**Given problem:** Only lines holding the string "that" are wanted; copy each one from the material.

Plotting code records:
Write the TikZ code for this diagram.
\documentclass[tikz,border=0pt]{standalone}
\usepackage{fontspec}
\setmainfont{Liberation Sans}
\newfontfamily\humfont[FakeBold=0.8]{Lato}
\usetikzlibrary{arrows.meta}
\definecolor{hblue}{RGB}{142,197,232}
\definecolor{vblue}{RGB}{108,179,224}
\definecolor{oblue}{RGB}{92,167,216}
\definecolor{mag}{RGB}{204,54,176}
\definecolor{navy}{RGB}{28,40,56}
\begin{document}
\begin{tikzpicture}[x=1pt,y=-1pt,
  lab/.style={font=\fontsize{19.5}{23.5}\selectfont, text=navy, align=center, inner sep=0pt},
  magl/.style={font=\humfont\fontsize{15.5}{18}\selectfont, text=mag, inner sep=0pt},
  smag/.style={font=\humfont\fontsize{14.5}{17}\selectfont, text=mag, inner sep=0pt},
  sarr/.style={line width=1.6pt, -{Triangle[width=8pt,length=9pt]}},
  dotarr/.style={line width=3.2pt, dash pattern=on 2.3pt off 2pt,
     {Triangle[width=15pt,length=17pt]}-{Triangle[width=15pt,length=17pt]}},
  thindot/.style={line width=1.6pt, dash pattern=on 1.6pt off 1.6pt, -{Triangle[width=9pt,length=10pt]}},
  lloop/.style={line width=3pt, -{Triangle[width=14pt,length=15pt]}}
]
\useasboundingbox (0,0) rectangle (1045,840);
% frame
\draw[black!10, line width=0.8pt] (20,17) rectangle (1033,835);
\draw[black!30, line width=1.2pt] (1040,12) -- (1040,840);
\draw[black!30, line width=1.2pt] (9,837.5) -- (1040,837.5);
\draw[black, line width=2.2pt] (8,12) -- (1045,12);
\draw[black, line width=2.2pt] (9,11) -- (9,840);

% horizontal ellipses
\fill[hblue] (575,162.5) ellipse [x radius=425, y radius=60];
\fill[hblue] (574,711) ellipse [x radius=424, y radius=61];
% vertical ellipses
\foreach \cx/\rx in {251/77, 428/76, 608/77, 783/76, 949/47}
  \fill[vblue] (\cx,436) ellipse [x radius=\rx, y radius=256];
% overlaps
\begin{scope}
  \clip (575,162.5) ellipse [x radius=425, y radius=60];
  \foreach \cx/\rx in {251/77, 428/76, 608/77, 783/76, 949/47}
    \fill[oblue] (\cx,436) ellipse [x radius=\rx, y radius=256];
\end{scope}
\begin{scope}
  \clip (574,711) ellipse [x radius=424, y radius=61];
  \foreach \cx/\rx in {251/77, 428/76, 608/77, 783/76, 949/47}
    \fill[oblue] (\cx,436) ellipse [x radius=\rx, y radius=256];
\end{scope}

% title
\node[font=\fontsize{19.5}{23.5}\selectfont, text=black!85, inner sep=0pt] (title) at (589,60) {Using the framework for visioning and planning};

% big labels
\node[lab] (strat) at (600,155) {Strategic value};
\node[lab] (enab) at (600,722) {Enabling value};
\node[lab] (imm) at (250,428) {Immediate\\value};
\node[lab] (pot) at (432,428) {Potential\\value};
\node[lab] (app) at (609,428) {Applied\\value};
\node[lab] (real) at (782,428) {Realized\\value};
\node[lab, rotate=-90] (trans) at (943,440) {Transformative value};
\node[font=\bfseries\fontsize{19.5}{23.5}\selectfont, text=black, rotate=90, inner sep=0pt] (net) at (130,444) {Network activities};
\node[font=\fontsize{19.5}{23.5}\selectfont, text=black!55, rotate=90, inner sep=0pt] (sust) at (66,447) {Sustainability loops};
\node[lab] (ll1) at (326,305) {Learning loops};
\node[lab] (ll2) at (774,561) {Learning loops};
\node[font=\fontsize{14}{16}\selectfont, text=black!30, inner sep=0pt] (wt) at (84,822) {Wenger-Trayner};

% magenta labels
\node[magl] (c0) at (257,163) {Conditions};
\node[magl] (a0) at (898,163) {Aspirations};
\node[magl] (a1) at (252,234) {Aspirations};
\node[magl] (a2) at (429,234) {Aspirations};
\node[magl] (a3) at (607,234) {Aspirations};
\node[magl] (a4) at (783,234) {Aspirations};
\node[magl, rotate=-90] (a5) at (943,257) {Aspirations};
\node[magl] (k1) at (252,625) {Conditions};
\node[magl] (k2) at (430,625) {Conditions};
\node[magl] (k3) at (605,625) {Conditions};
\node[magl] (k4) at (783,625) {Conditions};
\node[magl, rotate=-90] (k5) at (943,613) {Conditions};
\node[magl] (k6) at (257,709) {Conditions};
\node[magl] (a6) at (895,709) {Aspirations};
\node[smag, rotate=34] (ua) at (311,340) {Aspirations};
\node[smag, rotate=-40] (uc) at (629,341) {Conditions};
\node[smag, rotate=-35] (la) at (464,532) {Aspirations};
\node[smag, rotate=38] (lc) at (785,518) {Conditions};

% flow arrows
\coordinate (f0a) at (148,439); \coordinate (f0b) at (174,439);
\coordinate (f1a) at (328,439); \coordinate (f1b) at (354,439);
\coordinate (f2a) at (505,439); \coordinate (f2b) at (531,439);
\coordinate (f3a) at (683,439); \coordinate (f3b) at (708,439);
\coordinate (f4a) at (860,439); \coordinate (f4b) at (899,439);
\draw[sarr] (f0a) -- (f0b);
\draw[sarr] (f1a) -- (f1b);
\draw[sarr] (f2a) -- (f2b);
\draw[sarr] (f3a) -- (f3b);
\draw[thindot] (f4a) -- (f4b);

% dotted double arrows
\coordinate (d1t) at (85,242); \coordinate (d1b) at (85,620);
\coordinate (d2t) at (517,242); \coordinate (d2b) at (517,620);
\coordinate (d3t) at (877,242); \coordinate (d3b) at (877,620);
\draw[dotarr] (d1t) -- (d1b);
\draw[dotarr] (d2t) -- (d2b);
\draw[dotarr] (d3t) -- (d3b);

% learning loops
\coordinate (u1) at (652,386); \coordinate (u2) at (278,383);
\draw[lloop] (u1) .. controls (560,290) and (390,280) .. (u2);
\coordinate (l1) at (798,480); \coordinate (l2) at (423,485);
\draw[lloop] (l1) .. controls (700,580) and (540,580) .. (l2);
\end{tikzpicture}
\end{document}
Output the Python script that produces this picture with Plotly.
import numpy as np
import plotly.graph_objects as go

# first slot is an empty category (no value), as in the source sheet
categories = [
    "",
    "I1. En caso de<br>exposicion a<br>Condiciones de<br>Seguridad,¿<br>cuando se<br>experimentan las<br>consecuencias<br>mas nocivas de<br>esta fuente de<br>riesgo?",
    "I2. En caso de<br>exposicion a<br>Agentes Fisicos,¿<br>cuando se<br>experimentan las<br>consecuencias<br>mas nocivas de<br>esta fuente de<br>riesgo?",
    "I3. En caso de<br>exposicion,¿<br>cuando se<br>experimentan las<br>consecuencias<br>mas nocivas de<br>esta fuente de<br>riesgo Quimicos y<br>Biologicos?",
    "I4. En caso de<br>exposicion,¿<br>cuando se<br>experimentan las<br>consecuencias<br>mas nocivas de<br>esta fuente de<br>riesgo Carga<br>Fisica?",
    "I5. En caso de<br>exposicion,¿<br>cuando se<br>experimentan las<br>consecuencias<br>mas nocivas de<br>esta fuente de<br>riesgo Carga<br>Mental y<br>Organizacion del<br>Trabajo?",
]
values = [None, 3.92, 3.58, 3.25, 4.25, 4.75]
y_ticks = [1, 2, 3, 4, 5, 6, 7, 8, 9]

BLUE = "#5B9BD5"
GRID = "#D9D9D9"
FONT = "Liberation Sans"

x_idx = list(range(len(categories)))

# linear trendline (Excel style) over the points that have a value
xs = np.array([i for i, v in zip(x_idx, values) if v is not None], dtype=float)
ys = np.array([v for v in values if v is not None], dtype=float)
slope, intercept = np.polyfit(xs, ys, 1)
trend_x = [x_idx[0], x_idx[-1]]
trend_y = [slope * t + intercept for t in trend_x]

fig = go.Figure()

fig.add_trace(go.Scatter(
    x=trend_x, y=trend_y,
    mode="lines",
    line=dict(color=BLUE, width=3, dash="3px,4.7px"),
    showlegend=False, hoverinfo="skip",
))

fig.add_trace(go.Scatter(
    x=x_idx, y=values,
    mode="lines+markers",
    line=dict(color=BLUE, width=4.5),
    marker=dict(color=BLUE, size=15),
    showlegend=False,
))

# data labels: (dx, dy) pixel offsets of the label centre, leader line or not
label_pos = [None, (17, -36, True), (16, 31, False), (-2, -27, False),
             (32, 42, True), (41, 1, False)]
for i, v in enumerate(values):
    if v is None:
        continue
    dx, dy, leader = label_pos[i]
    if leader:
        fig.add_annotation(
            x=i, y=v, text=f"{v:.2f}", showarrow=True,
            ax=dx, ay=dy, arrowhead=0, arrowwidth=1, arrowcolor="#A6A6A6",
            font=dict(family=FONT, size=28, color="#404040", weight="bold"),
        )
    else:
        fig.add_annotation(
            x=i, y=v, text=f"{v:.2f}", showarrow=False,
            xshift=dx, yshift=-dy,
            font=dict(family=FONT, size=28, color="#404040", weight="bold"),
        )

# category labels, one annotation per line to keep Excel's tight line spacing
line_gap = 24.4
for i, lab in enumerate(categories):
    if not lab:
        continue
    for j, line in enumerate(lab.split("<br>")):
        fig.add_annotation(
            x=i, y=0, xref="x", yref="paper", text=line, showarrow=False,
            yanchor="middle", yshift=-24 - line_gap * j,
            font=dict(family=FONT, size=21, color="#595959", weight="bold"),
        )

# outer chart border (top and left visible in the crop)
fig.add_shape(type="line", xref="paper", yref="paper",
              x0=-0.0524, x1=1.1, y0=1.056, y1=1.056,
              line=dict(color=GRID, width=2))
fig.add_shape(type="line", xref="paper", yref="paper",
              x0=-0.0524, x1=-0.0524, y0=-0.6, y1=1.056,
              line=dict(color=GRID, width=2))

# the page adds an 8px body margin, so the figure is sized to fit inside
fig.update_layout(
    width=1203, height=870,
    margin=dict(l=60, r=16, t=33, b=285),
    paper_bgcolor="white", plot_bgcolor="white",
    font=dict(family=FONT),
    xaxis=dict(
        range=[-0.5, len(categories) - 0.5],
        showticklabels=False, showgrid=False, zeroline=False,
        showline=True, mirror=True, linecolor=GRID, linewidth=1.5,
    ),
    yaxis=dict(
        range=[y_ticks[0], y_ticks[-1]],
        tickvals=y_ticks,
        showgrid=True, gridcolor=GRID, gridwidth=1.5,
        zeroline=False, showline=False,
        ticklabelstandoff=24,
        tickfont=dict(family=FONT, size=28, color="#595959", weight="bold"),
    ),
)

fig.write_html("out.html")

**Solution for this exercise:**
Output the Python script that produces this picture with Plotly.
# linear trendline (Excel style) over the points that have a value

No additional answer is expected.